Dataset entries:
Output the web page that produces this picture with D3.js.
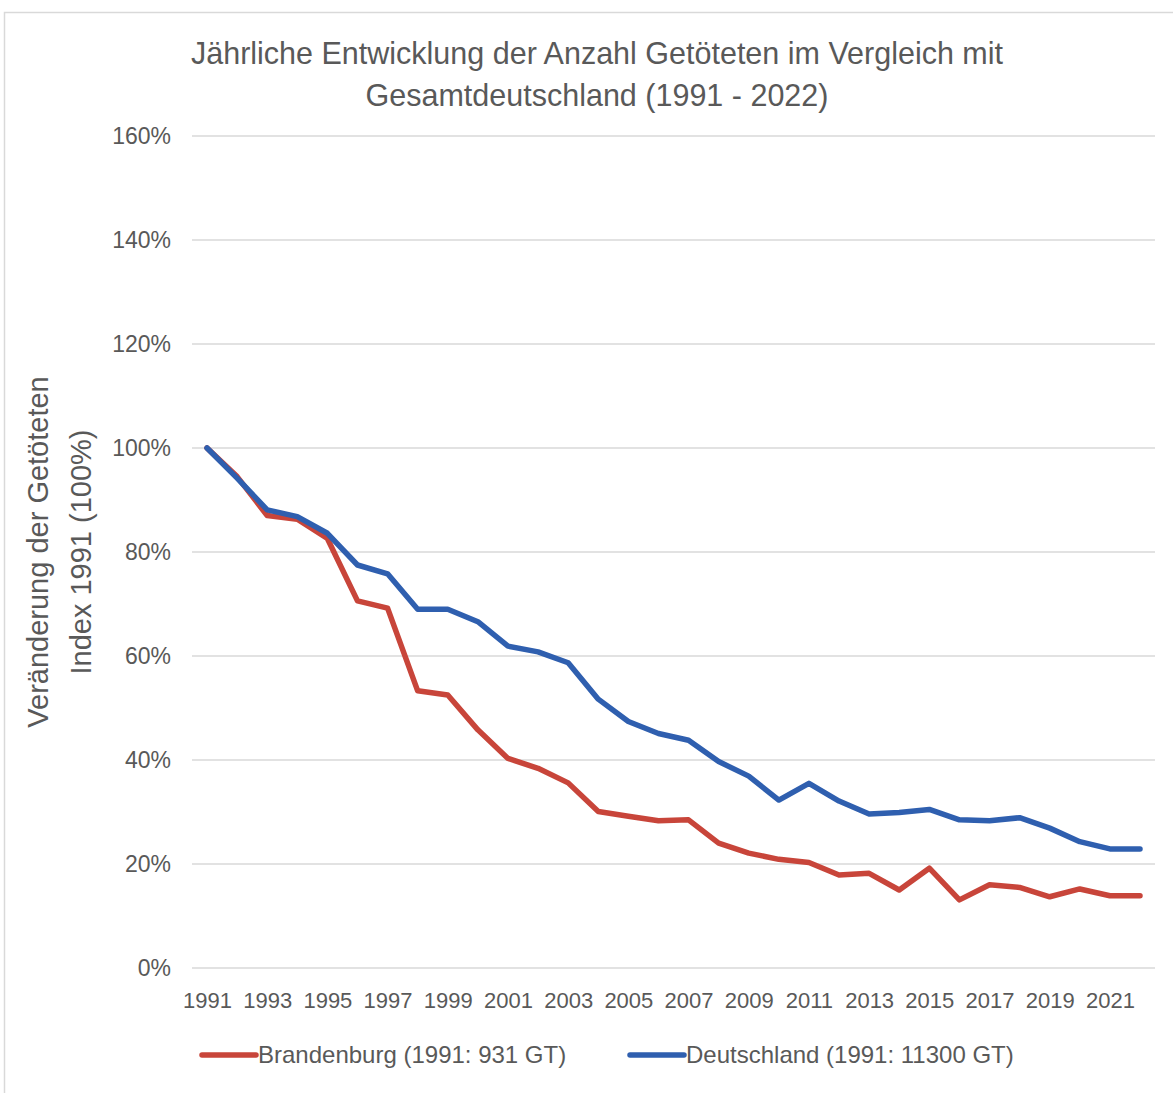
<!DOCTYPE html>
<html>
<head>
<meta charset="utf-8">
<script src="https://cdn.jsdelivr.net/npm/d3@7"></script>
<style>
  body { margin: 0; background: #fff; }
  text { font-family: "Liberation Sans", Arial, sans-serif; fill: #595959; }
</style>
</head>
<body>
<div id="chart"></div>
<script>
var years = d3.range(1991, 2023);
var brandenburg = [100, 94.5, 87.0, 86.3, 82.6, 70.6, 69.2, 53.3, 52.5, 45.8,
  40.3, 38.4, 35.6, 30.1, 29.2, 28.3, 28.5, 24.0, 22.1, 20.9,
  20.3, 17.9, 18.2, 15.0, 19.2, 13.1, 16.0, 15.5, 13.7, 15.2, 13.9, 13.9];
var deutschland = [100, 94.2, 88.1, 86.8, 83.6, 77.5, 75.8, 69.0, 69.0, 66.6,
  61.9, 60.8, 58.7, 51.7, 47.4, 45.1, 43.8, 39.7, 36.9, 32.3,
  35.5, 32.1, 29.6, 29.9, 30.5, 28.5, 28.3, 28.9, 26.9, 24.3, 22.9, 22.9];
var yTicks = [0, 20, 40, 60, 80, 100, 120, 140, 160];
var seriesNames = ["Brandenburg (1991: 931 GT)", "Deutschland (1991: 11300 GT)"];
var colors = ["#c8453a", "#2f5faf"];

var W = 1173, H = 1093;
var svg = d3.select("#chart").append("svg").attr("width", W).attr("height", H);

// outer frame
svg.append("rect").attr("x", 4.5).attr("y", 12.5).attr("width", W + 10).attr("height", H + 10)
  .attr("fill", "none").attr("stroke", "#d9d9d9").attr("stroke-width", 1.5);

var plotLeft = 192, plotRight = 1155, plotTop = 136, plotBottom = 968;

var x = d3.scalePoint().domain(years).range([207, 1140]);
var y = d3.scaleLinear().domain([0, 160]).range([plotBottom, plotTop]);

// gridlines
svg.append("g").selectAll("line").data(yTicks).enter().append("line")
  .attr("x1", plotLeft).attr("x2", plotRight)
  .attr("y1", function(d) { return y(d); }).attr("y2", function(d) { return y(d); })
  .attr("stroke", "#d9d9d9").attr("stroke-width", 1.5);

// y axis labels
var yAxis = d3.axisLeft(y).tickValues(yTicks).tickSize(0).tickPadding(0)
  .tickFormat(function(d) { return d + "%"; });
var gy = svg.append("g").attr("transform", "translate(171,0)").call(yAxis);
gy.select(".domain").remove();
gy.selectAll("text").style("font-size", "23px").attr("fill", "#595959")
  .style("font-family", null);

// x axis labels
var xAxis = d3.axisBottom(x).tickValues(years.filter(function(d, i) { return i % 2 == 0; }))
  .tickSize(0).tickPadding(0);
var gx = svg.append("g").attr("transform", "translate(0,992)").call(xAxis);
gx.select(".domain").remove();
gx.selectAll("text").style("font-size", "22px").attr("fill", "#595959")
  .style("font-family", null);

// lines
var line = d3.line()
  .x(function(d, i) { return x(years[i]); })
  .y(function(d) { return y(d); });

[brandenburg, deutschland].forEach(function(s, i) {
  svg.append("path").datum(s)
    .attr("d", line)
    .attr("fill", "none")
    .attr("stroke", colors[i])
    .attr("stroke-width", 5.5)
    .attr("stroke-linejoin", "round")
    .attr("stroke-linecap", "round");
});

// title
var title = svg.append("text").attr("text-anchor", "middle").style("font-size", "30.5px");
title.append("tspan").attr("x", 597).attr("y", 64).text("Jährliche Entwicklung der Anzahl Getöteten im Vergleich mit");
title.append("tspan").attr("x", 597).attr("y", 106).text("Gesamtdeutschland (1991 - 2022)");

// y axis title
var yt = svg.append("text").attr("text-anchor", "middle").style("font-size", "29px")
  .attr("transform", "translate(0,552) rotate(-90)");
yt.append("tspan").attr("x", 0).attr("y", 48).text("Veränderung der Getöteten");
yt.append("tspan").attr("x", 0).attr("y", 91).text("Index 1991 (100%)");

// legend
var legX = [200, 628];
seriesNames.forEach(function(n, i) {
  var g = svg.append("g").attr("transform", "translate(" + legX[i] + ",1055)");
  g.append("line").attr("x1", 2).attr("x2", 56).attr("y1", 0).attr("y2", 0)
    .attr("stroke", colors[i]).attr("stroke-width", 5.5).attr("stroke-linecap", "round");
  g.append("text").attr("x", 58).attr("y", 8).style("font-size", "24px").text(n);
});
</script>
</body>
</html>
* * *
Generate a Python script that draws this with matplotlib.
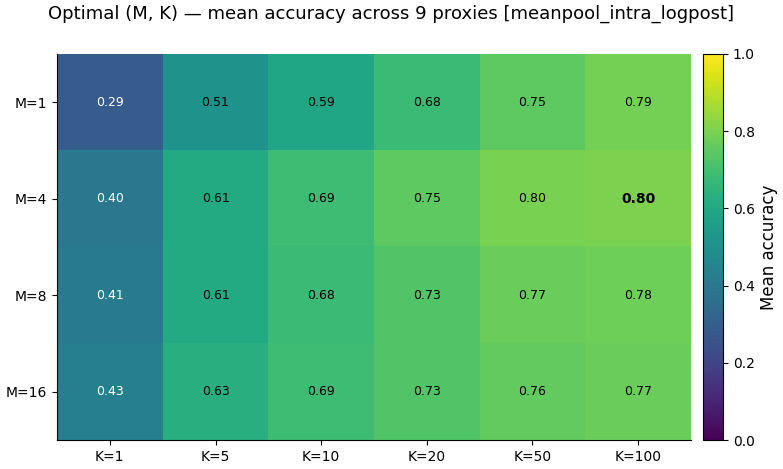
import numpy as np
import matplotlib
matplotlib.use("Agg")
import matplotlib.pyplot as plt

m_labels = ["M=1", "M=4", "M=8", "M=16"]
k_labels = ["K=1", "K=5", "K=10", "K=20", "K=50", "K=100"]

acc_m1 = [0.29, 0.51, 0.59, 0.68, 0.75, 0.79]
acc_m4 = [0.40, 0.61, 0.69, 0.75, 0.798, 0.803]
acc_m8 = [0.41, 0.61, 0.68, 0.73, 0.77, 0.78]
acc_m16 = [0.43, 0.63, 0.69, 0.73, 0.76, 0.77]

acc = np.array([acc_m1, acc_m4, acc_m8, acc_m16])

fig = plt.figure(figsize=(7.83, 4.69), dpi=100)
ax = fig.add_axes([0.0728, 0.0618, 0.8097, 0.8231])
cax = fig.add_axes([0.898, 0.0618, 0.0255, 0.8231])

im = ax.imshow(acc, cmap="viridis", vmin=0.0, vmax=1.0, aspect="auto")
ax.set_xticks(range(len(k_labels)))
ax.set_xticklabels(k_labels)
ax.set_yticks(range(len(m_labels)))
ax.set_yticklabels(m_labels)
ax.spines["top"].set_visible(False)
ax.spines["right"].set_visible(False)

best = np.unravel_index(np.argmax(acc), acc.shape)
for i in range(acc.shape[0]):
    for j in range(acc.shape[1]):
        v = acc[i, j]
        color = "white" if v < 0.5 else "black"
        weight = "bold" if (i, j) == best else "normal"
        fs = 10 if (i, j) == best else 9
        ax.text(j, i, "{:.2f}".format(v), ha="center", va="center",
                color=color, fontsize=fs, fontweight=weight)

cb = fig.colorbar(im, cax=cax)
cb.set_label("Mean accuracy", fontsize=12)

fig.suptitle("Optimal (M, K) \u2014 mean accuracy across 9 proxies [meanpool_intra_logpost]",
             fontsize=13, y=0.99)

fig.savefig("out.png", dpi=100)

▸ Exercise directions: Find the word "this" in the data and show each line that holds it.

▸ Response below:
Output the web page that produces this picture with D3.js.
Generate a Python script that draws this with matplotlib.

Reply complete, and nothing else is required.